:: Written problem ::
Repeat every line of the data exactly, but not the pictures.

:: Data provided ::
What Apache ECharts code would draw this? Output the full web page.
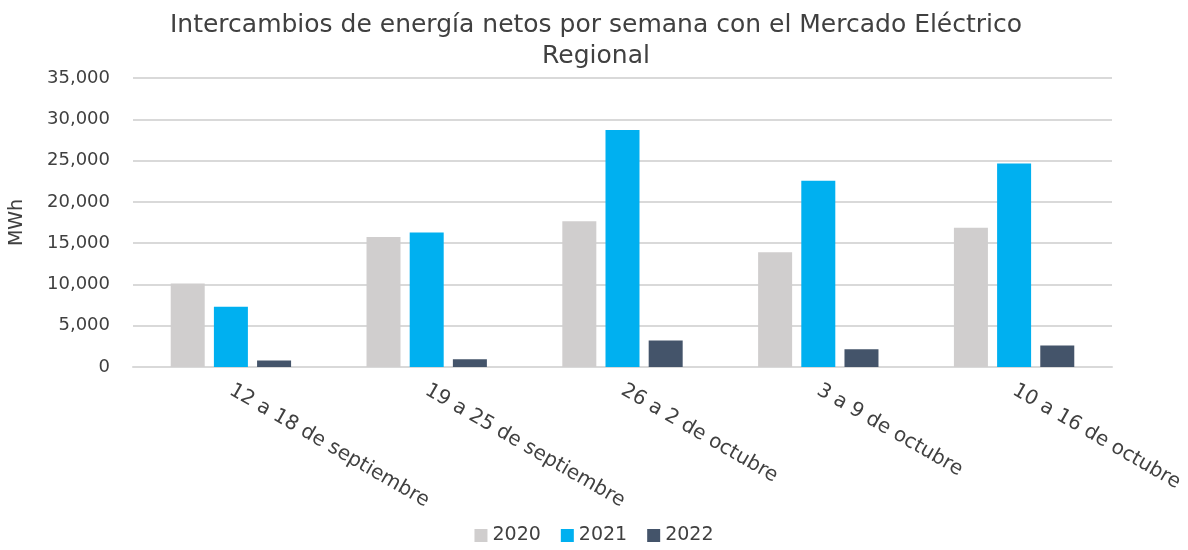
<!DOCTYPE html>
<html>
<head>
<meta charset="utf-8">
<script src="https://cdn.jsdelivr.net/npm/echarts@6/dist/echarts.min.js"></script>
<style>
  html, body { margin: 0; padding: 0; background: #fff; }
  #chart { width: 1188px; height: 550px; }
</style>
</head>
<body>
<div id="chart"></div>
<script>
var semanas = ['12 a 18 de septiembre', '19 a 25 de septiembre', '26 a 2 de octubre', '3 a 9 de octubre', '10 a 16 de octubre'];
var valores2020 = [10100, 15750, 17650, 13900, 16850];
var valores2021 = [7300, 16300, 28700, 22550, 24650];
var valores2022 = [800, 950, 3200, 2150, 2600];

var fuente = 'DejaVu Sans';
var textColor = '#404040';

var myChart = echarts.init(document.getElementById('chart'));

var option = {
    animation: false,
    textStyle: { fontFamily: fuente },
    title: {
        text: 'Intercambios de energía netos por semana con el Mercado Eléctrico\nRegional',
        left: 591, top: 5, textAlign: 'center',
        textStyle: { fontFamily: fuente, fontSize: 25, fontWeight: 'normal', color: textColor, lineHeight: 31 }
    },
    legend: {
        bottom: 0, left: 'center',
        itemWidth: 13, itemHeight: 13, itemGap: 20,
        icon: 'rect',
        textStyle: { fontFamily: fuente, fontSize: 19, color: textColor },
        data: ['2020', '2021', '2022']
    },
    grid: { left: 133, right: 76, top: 78, bottom: 183, containLabel: false },
    xAxis: {
        type: 'category',
        data: semanas,
        axisLine: { lineStyle: { color: '#D9D9D9', width: 2 } },
        axisTick: { show: false },
        axisLabel: { rotate: -30, fontSize: 20, color: textColor, fontFamily: fuente, margin: 22, interval: 0 }
    },
    yAxis: {
        type: 'value',
        min: 0, max: 35000, interval: 5000,
        name: 'MWh', nameLocation: 'middle', nameGap: 106, nameRotate: 90,
        nameTextStyle: { fontSize: 19, color: textColor, fontFamily: fuente },
        axisLine: { show: false },
        axisTick: { show: false },
        splitLine: { lineStyle: { color: '#D9D9D9', width: 2 } },
        axisLabel: {
            fontSize: 18, color: textColor, fontFamily: fuente, margin: 23,
            formatter: function (v) { return v.toLocaleString('en-US'); }
        }
    },
    series: [
        { name: '2020', type: 'bar', data: valores2020, barWidth: 34, barGap: '27%', itemStyle: { color: '#D0CECE' } },
        { name: '2021', type: 'bar', data: valores2021, barWidth: 34, barGap: '27%', itemStyle: { color: '#00B0F0' } },
        { name: '2022', type: 'bar', data: valores2022, barWidth: 34, barGap: '27%', itemStyle: { color: '#44546A' } }
    ]
};

myChart.setOption(option);
</script>
</body>
</html>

:: Solved problem ::
What Apache ECharts code would draw this? Output the full web page.
<!DOCTYPE html>
<html>
<head>
<meta charset="utf-8">
<script src="https://cdn.jsdelivr.net/npm/echarts@6/dist/echarts.min.js"></script>
<style>
  html, body { margin: 0; padding: 0; background: #fff; }
  #chart { width: 1188px; height: 550px; }
</style>
</head>
<body>
<div id="chart"></div>
<script>
var semanas = ['12 a 18 de septiembre', '19 a 25 de septiembre', '26 a 2 de octubre', '3 a 9 de octubre', '10 a 16 de octubre'];
var valores2020 = [10100, 15750, 17650, 13900, 16850];
var valores2021 = [7300, 16300, 28700, 22550, 24650];
var valores2022 = [800, 950, 3200, 2150, 2600];

var fuente = 'DejaVu Sans';
var textColor = '#404040';

var myChart = echarts.init(document.getElementById('chart'));

var option = {
    animation: false,
    textStyle: { fontFamily: fuente },
    title: {
        text: 'Intercambios de energía netos por semana con el Mercado Eléctrico\nRegional',
        left: 591, top: 5, textAlign: 'center',
        textStyle: { fontFamily: fuente, fontSize: 25, fontWeight: 'normal', color: textColor, lineHeight: 31 }
    },
    legend: {
        bottom: 0, left: 'center',
        itemWidth: 13, itemHeight: 13, itemGap: 20,
        icon: 'rect',
        textStyle: { fontFamily: fuente, fontSize: 19, color: textColor },
        data: ['2020', '2021', '2022']
    },
    grid: { left: 133, right: 76, top: 78, bottom: 183, containLabel: false },
    xAxis: {
        type: 'category',
        data: semanas,
        axisLine: { lineStyle: { color: '#D9D9D9', width: 2 } },
        axisTick: { show: false },
        axisLabel: { rotate: -30, fontSize: 20, color: textColor, fontFamily: fuente, margin: 22, interval: 0 }
    },
    yAxis: {
        type: 'value',
        min: 0, max: 35000, interval: 5000,
        name: 'MWh', nameLocation: 'middle', nameGap: 106, nameRotate: 90,
        nameTextStyle: { fontSize: 19, color: textColor, fontFamily: fuente },
        axisLine: { show: false },
        axisTick: { show: false },
        splitLine: { lineStyle: { color: '#D9D9D9', width: 2 } },
        axisLabel: {
            fontSize: 18, color: textColor, fontFamily: fuente, margin: 23,
            formatter: function (v) { return v.toLocaleString('en-US'); }
        }
    },
    series: [
        { name: '2020', type: 'bar', data: valores2020, barWidth: 34, barGap: '27%', itemStyle: { color: '#D0CECE' } },
        { name: '2021', type: 'bar', data: valores2021, barWidth: 34, barGap: '27%', itemStyle: { color: '#00B0F0' } },
        { name: '2022', type: 'bar', data: valores2022, barWidth: 34, barGap: '27%', itemStyle: { color: '#44546A' } }
    ]
};

myChart.setOption(option);
</script>
</body>
</html>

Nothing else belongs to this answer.